Posted on March 17, 2024

By Brooke Thomson
President and CEO

With apologies to Mark Twain, reports of the demise of the US labor market have been greatly exaggerated.

Employers both in Massachusetts and across the country continue to hire even after 18 months of relentless interest-rate increases by the Federal Reserve designed to slow economic growth and moderate inflation.

The economic growth rate in Massachusetts may have slowed to 1.2 percent in the fourth quarter of 2023, but “Help Wanted” signs remain out from Boston to the Berkshires.

The government reports that US employers added 275,000 jobs during February, well above expectations. It marked the third consecutive month of job gains exceeding 200,000 and the 38th consecutive month of job growth. Average hourly earnings rose by 4.3 percent over the year, although the pace of increases has been fading.

“We’ve been expecting a slowdown in the labor market, a more material loosening in conditions, but we’re just not seeing that,” Rubeela Farooqi, chief economist at High Frequency Economics, told the New York Times.

It’s a familiar story for Massachusetts employers, who continue to struggle in the search for qualified workers some three years after the epic labor-force disruption of the COVID-19 pandemic. Employers created almost 26,000 net new jobs from January 2023 to January 2024 and the commonwealth’s January unemployment rate fell to 3.0 percent, almost a full point lower than the national average.

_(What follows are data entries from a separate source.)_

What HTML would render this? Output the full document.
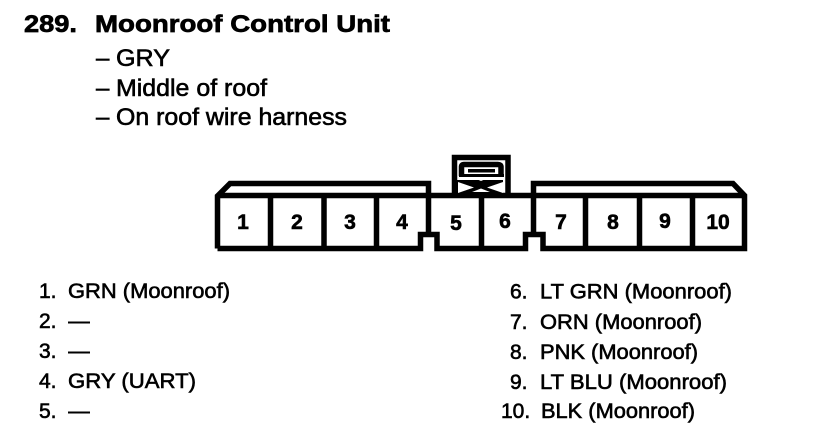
<!DOCTYPE html>
<html><head><meta charset="utf-8"><style>
html,body{margin:0;padding:0;background:#fff}
svg{display:block}
text{font-family:"Liberation Sans",sans-serif;fill:#000;stroke:#000}
.t{font-size:24.500px;font-weight:bold;stroke-width:.7}
.s{font-size:24px;stroke-width:.6}
.n{font-size:21px;font-weight:bold;text-anchor:middle;stroke-width:.6}
.l{font-size:21px;stroke-width:.6}
</style></head><body>
<svg width="832" height="430" viewBox="0 0 832 430" xmlns="http://www.w3.org/2000/svg">
<rect width="832" height="430" fill="#fff"/>
<text class="t" x="24" y="32" textLength="53" lengthAdjust="spacingAndGlyphs">289.</text>
<text class="t" x="95" y="32" textLength="295" lengthAdjust="spacingAndGlyphs">Moonroof Control Unit</text>
<text class="s" x="96" y="66">–</text><text class="s" x="116" y="66" textLength="54" lengthAdjust="spacingAndGlyphs">GRY</text>
<text class="s" x="96" y="96">–</text><text class="s" x="116" y="96" textLength="151" lengthAdjust="spacingAndGlyphs">Middle of roof</text>
<text class="s" x="96" y="125">–</text><text class="s" x="116" y="125" textLength="231" lengthAdjust="spacingAndGlyphs">On roof wire harness</text>

<g fill="none" stroke="#000" stroke-width="5.500">
<path d="M217.500 248.500V196L230 183.500H428.500V232"/>
<path d="M217.500 195.500H744.500"/>
<path d="M217.500 248.500H420.500V234.500H437V248.500H525.500V234.500H543V248.500H744.500V195.500L733 183.500H533.500V232"/>
<path d="M270.500 196V248M324 196V248M376.500 196V248M481.500 196V248M585.500 196V248M639.500 196V248M692.500 196V248"/>
<path d="M454.500 194V157.500H508V194"/>
<path d="M461.500 176V167Q461.500 164.500 464 164.500H498Q501 164.500 501 167V176"/>
</g>
<rect x="468" y="169" width="27" height="3.500" fill="#000"/>
<rect x="459" y="174" width="45" height="3" fill="#000"/>
<path d="M457 180H503V193H457Z" fill="#000"/>
<path d="M458 182L474 187.500L458 193Z" fill="#fff"/>
<path d="M503 182L487 187.500L503 193Z" fill="#fff"/>
<path d="M474 178L481 181L488 178Z M472 192L481 188.500L490 192Z" fill="#fff"/>

<text class="n" x="243" y="229">1</text>
<text class="n" x="297" y="229">2</text>
<text class="n" x="350" y="229">3</text>
<text class="n" x="402" y="229">4</text>
<text class="n" x="456" y="230">5</text>
<text class="n" x="505" y="228">6</text>
<text class="n" x="561" y="229">7</text>
<text class="n" x="613" y="229">8</text>
<text class="n" x="665" y="228">9</text>
<text class="n" x="718" y="229">10</text>

<text class="l" x="39" y="298">1.</text><text class="l" x="68" y="298" textLength="162" lengthAdjust="spacingAndGlyphs">GRN (Moonroof)</text>
<text class="l" x="39" y="328">2.</text><rect x="68" y="321.500" width="22" height="2" fill="#000"/>
<text class="l" x="39" y="358">3.</text><rect x="68" y="351.500" width="22" height="2" fill="#000"/>
<text class="l" x="39" y="388">4.</text><text class="l" x="68" y="388" textLength="128" lengthAdjust="spacingAndGlyphs">GRY (UART)</text>
<text class="l" x="39" y="418">5.</text><rect x="68" y="411.500" width="22" height="2" fill="#000"/>

<text class="l" x="510" y="298.500">6.</text><text class="l" x="540" y="298.500" textLength="192" lengthAdjust="spacingAndGlyphs">LT GRN (Moonroof)</text>
<text class="l" x="510" y="329">7.</text><text class="l" x="540" y="329" textLength="162" lengthAdjust="spacingAndGlyphs">ORN (Moonroof)</text>
<text class="l" x="510" y="359">8.</text><text class="l" x="540" y="359" textLength="158" lengthAdjust="spacingAndGlyphs">PNK (Moonroof)</text>
<text class="l" x="510" y="389">9.</text><text class="l" x="540" y="389" textLength="187" lengthAdjust="spacingAndGlyphs">LT BLU (Moonroof)</text>
<text class="l" x="501" y="418">10.</text><text class="l" x="541" y="418" textLength="154" lengthAdjust="spacingAndGlyphs">BLK (Moonroof)</text>
</svg>
</body></html>
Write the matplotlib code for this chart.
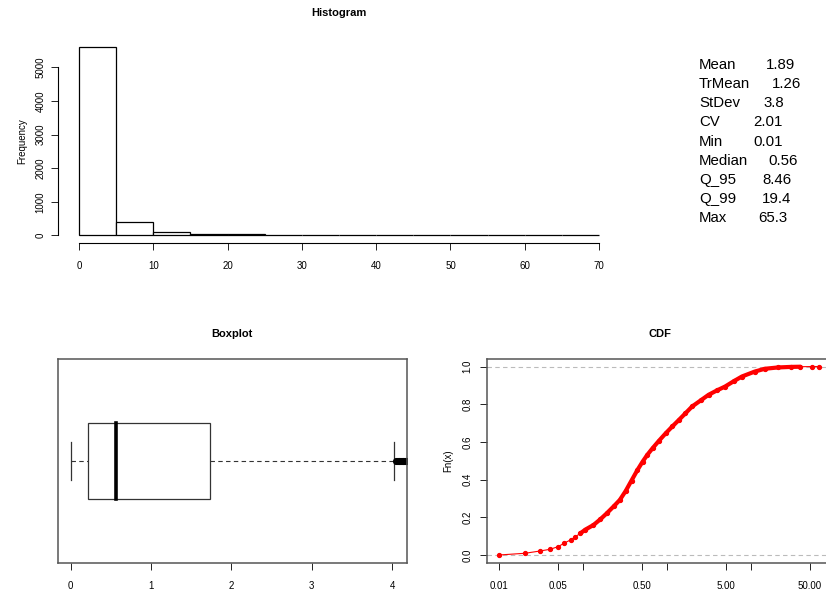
import matplotlib
matplotlib.use("Agg")
import matplotlib.pyplot as plt
import numpy as np

plt.rcParams["font.family"] = ["Liberation Sans", "DejaVu Sans"]

# histogram: bin edges (width 5) and counts
bin_edges = list(range(0, 75, 5))
bin_counts = [5615, 400, 110, 42, 35, 18, 12, 8, 6, 4, 3, 2, 1, 1]

# summary statistics panel
stat_names = ["Mean", "TrMean", "StDev", "CV", "Min", "Median", "Q_95", "Q_99", "Max"]
stat_values = ["1.89", "1.26", "3.8", "2.01", "0.01", "0.56", "8.46", "19.4", "65.3"]

# boxplot five-number summary (whiskers / box / median) and outliers
box_min, box_q1, box_med, box_q3, box_whi = 0.01, 0.21, 0.56, 1.74, 4.02
box_outliers = [4.05, 4.06, 4.07, 4.08, 4.09, 4.10, 4.11, 4.12, 4.13, 4.14, 4.15,
                4.16, 4.17, 4.18, 4.19, 4.5, 5.2, 6.8, 8.46, 12.0, 19.4, 30.0, 65.3]

cdf_x = [0.01, 0.0202, 0.0304, 0.040, 0.050, 0.0587, 0.0703, 0.0804, 0.0922, 0.106,
         0.132, 0.160, 0.190, 0.230, 0.272, 0.320, 0.375, 0.44, 0.51, 0.58, 0.67, 0.80,
         0.96, 1.15, 1.38, 1.65, 1.98, 2.50, 3.11, 3.90, 4.9, 6.2, 7.76, 11.0,
         14.5, 20.7, 29.6, 38.6, 53.2, 65.3]
cdf_y = [0.0, 0.009, 0.021, 0.030, 0.044, 0.062, 0.080, 0.097, 0.115, 0.135,
         0.159, 0.190, 0.221, 0.258, 0.292, 0.340, 0.395, 0.450, 0.496, 0.532, 0.567, 0.607,
         0.646, 0.682, 0.717, 0.752, 0.788, 0.820, 0.850, 0.873, 0.894, 0.922, 0.947, 0.973,
         0.988, 0.995, 0.998, 0.999, 1.0, 1.0]
cdf_ticks = [0.01, 0.05, 0.1, 0.5, 1, 5, 10, 50, 100]
cdf_ticklabels = ["0.01", "0.05", "", "0.50", "", "5.00", "", "50.00", ""]

W, H = 826, 592
fig = plt.figure(figsize=(W / 100, H / 100), dpi=100)


def px_axes(l, t, r, b):
    return fig.add_axes([l / W, 1 - b / H, (r - l) / W, (b - t) / H])


TICK = dict(labelsize=7, length=5, width=0.7, color="#222", pad=8)

# ---- Histogram ----
ax = px_axes(58.2, 39.2, 619.8, 243)
ax.hist(bin_edges[:-1], bins=bin_edges, weights=bin_counts,
        facecolor="white", edgecolor="black", linewidth=0.9)
ax.set_xlim(-2.8, 72.8)
top = max(bin_counts)
ax.set_ylim(-0.04 * top, 1.04 * top)
for s in ("top", "right"):
    ax.spines[s].set_visible(False)
ax.spines["left"].set_bounds(0, 5000)
ax.spines["bottom"].set_bounds(0, 70)
for s in ("left", "bottom"):
    ax.spines[s].set_linewidth(0.8)
ax.set_xticks(range(0, 71, 10))
ax.set_yticks(range(0, 5001, 1000))
ax.tick_params(**TICK)
ax.tick_params(axis="y", pad=4)
for lab in ax.get_yticklabels():
    lab.set_rotation(90)
    lab.set_va("center")
ax.set_ylabel("Frequency", fontsize=7, labelpad=6)
fig.text(339 / W, 1 - 13 / H, "Histogram", ha="center", va="center",
         fontsize=8, fontweight="bold")

# ---- Stats text ----
row_y = np.linspace(65, 218, len(stat_names))
val_x = [766, 772, 763, 753, 753, 768, 762, 762, 758]
for name, val, y, vx in zip(stat_names, stat_values, row_y, val_x):
    fig.text(699 / W, 1 - y / H, name, ha="left", va="center", fontsize=10.8)
    fig.text(vx / W, 1 - y / H, val, ha="left", va="center", fontsize=10.8)

# ---- Boxplot ----
bx = px_axes(57.7, 359.3, 406.7, 562.7)
c = 1.0
hw, cw = 0.2, 0.1
bx.add_patch(plt.Rectangle((box_q1, c - hw), box_q3 - box_q1, 2 * hw,
                           facecolor="white", edgecolor="#333", linewidth=0.9, zorder=2))
bx.plot([box_med, box_med], [c - hw, c + hw], color="black", linewidth=2.6, zorder=3)
bx.plot([box_min, box_q1], [c, c], color="#333", linestyle=(0, (4, 3)), linewidth=0.8)
bx.plot([box_q3, box_whi], [c, c], color="#333", linestyle=(0, (4, 3)), linewidth=0.8)
for w in (box_min, box_whi):
    bx.plot([w, w], [c - cw, c + cw], color="#333", linewidth=0.9)
bx.plot(box_outliers, [c] * len(box_outliers), "o", markersize=4,
        markerfacecolor="none", markeredgecolor="black", markeredgewidth=1.1)
bx.set_xlim(0 - 0.04 * 4.02, 4.02 * 1.04)
bx.set_ylim(0.46, 1.54)
bx.set_yticks([])
bx.set_xticks(range(0, 5))
bx.tick_params(**TICK)
for s in bx.spines.values():
    s.set_linewidth(1.1)
    s.set_color("#555")
fig.text(232 / W, 1 - 334 / H, "Boxplot", ha="center", va="center",
         fontsize=8, fontweight="bold")

# ---- CDF ----
cx = px_axes(486.7, 359, 835, 562.5)
cx.set_xscale("log")
lo, hi = np.log10(cdf_x[0]), np.log10(cdf_x[-1])
pad = 0.04 * (hi - lo)
cx.set_xlim(10 ** (lo - pad), 10 ** (hi + pad))
cx.set_ylim(-0.04, 1.04)
for h in (0, 1):
    cx.axhline(h, color="#bbbbbb", linestyle=(0, (4, 3)), linewidth=0.8, zorder=1)
cx.plot(cdf_x, cdf_y, color="red", linewidth=0.8, zorder=2)
dense = [i for i, y in enumerate(cdf_y) if 0.1 <= y <= 0.999]
cx.plot([cdf_x[i] for i in dense], [cdf_y[i] for i in dense],
        color="red", linewidth=3, solid_capstyle="round", solid_joinstyle="round", zorder=3)
cx.plot(cdf_x, cdf_y, "o", color="red", markersize=2.8, zorder=4)
cx.set_xticks(cdf_ticks)
cx.set_xticklabels(cdf_ticklabels)
cx.xaxis.set_minor_locator(matplotlib.ticker.NullLocator())
cx.set_yticks([0, 0.2, 0.4, 0.6, 0.8, 1.0])
cx.set_yticklabels(["0.0", "0.2", "0.4", "0.6", "0.8", "1.0"])
cx.tick_params(**TICK)
cx.tick_params(axis="y", pad=5)
for lab in cx.get_yticklabels():
    lab.set_rotation(90)
    lab.set_va("center")
cx.set_ylabel("Fn(x)", fontsize=7, labelpad=7)
for s in cx.spines.values():
    s.set_linewidth(1.1)
    s.set_color("#555")
fig.text(660 / W, 1 - 334 / H, "CDF", ha="center", va="center",
         fontsize=8, fontweight="bold")

fig.savefig("out.png", dpi=100)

Tricia Canavan, President and CEO of The Tech Foundry in Springfield and a member of the AIM Board of Directors and Executive Committee, told The Boston Globe’s Trendlines column that “(E)mployers are continuing to struggle” to hire technology workers. The number of available workers hasn’t recovered from a sharp drop during the pandemic.

It probably shouldn’t come as a surprise that an historically tight labor market created by a unique public-health crisis is taking a long time to unwind. The good news is that this remarkably resilient labor market may make possible the soft landing that will control inflation without casting the country into recession.